--- Start of Given entries ---
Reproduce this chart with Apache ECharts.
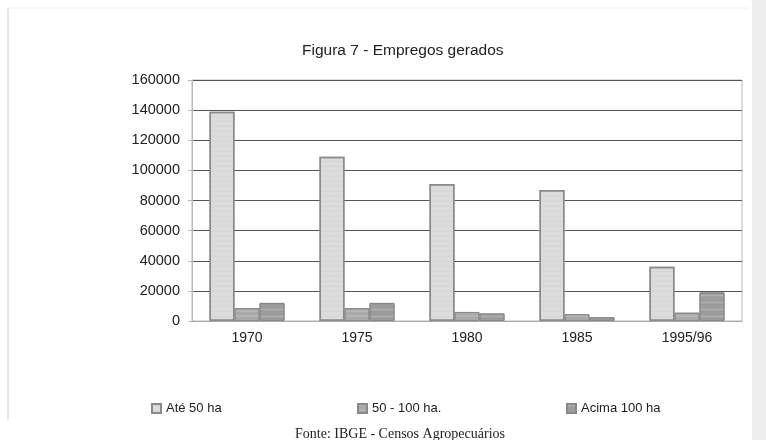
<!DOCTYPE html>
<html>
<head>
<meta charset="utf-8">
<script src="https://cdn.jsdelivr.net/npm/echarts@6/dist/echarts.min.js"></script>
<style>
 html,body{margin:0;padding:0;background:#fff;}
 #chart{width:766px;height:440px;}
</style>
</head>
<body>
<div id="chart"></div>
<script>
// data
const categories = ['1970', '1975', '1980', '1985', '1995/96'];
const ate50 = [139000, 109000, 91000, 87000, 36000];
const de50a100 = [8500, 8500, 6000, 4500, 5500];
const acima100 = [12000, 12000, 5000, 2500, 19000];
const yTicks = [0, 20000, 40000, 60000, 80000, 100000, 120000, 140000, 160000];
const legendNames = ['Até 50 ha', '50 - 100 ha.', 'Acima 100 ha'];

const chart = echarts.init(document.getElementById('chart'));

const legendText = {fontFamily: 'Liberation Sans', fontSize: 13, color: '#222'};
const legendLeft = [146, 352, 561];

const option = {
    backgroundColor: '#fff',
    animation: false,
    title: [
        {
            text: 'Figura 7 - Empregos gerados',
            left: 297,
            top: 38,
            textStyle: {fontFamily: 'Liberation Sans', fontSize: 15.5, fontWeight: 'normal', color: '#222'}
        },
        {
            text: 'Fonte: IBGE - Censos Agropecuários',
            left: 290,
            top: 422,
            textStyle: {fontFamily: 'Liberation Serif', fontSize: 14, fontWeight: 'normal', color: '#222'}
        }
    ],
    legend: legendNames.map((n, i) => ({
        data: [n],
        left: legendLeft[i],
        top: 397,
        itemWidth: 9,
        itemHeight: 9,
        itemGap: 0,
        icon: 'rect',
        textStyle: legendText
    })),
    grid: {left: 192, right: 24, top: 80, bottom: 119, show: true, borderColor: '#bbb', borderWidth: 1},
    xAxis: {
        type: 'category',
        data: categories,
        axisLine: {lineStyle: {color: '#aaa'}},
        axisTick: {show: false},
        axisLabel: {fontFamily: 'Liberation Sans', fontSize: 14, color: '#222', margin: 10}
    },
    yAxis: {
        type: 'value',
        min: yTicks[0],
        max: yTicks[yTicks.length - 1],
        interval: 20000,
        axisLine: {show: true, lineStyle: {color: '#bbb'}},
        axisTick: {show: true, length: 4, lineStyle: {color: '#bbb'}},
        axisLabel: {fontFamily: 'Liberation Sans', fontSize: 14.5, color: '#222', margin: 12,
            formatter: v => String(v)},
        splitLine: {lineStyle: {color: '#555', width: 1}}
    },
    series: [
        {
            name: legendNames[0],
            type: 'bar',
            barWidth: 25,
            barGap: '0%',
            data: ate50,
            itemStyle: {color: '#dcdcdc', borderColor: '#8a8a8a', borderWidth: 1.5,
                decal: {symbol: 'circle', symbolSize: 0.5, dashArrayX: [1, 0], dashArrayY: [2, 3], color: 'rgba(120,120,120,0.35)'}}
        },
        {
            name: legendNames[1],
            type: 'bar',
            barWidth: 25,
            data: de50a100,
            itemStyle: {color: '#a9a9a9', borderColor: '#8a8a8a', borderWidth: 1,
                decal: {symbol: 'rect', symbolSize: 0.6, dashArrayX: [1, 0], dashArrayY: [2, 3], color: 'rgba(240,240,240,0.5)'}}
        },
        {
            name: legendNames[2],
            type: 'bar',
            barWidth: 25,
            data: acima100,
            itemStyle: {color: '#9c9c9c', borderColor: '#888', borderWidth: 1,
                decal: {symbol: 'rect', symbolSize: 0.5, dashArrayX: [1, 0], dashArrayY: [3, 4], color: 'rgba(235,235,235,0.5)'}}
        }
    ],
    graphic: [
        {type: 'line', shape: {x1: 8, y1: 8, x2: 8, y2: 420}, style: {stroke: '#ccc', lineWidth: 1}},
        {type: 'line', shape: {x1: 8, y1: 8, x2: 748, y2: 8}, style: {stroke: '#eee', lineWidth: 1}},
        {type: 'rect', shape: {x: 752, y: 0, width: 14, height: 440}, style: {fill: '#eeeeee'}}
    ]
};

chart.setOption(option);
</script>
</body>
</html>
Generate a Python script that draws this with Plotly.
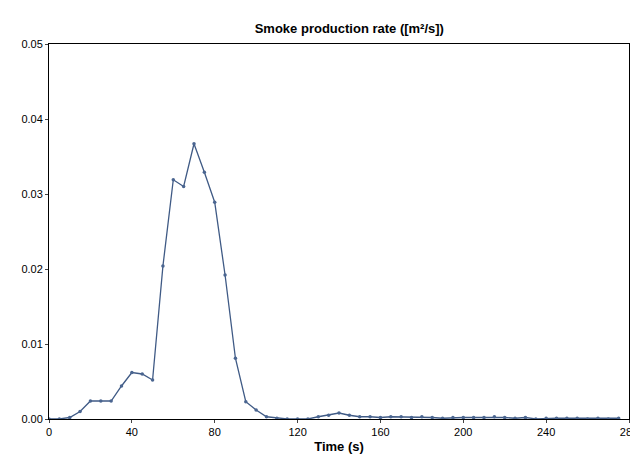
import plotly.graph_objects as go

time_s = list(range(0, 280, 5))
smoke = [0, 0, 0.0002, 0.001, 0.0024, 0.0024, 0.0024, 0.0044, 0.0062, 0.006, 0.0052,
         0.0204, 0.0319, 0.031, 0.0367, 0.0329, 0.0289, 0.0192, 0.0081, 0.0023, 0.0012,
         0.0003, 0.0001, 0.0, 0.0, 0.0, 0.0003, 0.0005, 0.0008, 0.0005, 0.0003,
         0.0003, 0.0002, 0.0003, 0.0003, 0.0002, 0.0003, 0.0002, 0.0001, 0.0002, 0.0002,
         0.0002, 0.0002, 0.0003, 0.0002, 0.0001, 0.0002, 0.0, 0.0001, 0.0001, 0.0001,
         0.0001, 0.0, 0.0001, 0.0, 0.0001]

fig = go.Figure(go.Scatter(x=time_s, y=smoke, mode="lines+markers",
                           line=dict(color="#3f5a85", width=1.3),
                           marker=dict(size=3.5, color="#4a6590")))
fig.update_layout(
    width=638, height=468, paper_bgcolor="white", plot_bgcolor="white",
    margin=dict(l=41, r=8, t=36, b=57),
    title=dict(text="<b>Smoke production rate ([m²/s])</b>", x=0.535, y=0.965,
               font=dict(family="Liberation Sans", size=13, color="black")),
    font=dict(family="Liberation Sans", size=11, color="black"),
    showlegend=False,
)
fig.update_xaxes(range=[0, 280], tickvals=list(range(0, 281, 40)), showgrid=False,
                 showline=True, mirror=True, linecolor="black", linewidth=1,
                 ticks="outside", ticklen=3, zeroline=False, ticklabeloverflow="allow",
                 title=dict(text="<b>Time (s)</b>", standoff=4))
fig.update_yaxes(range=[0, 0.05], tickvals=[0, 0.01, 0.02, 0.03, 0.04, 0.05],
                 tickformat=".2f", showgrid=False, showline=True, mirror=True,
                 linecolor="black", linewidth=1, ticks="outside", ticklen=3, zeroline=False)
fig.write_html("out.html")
--- End of Given entries ---
Goal of the exercise:
Exactly the lines starting at the line containing "Generate a Python" and ending at the line containing "0.0001, 0.0, 0.0001, 0.0, 0.0001]" should be transcribed, both included; omit the pictures.

Task response:
Generate a Python script that draws this with Plotly.
import plotly.graph_objects as go

time_s = list(range(0, 280, 5))
smoke = [0, 0, 0.0002, 0.001, 0.0024, 0.0024, 0.0024, 0.0044, 0.0062, 0.006, 0.0052,
         0.0204, 0.0319, 0.031, 0.0367, 0.0329, 0.0289, 0.0192, 0.0081, 0.0023, 0.0012,
         0.0003, 0.0001, 0.0, 0.0, 0.0, 0.0003, 0.0005, 0.0008, 0.0005, 0.0003,
         0.0003, 0.0002, 0.0003, 0.0003, 0.0002, 0.0003, 0.0002, 0.0001, 0.0002, 0.0002,
         0.0002, 0.0002, 0.0003, 0.0002, 0.0001, 0.0002, 0.0, 0.0001, 0.0001, 0.0001,
         0.0001, 0.0, 0.0001, 0.0, 0.0001]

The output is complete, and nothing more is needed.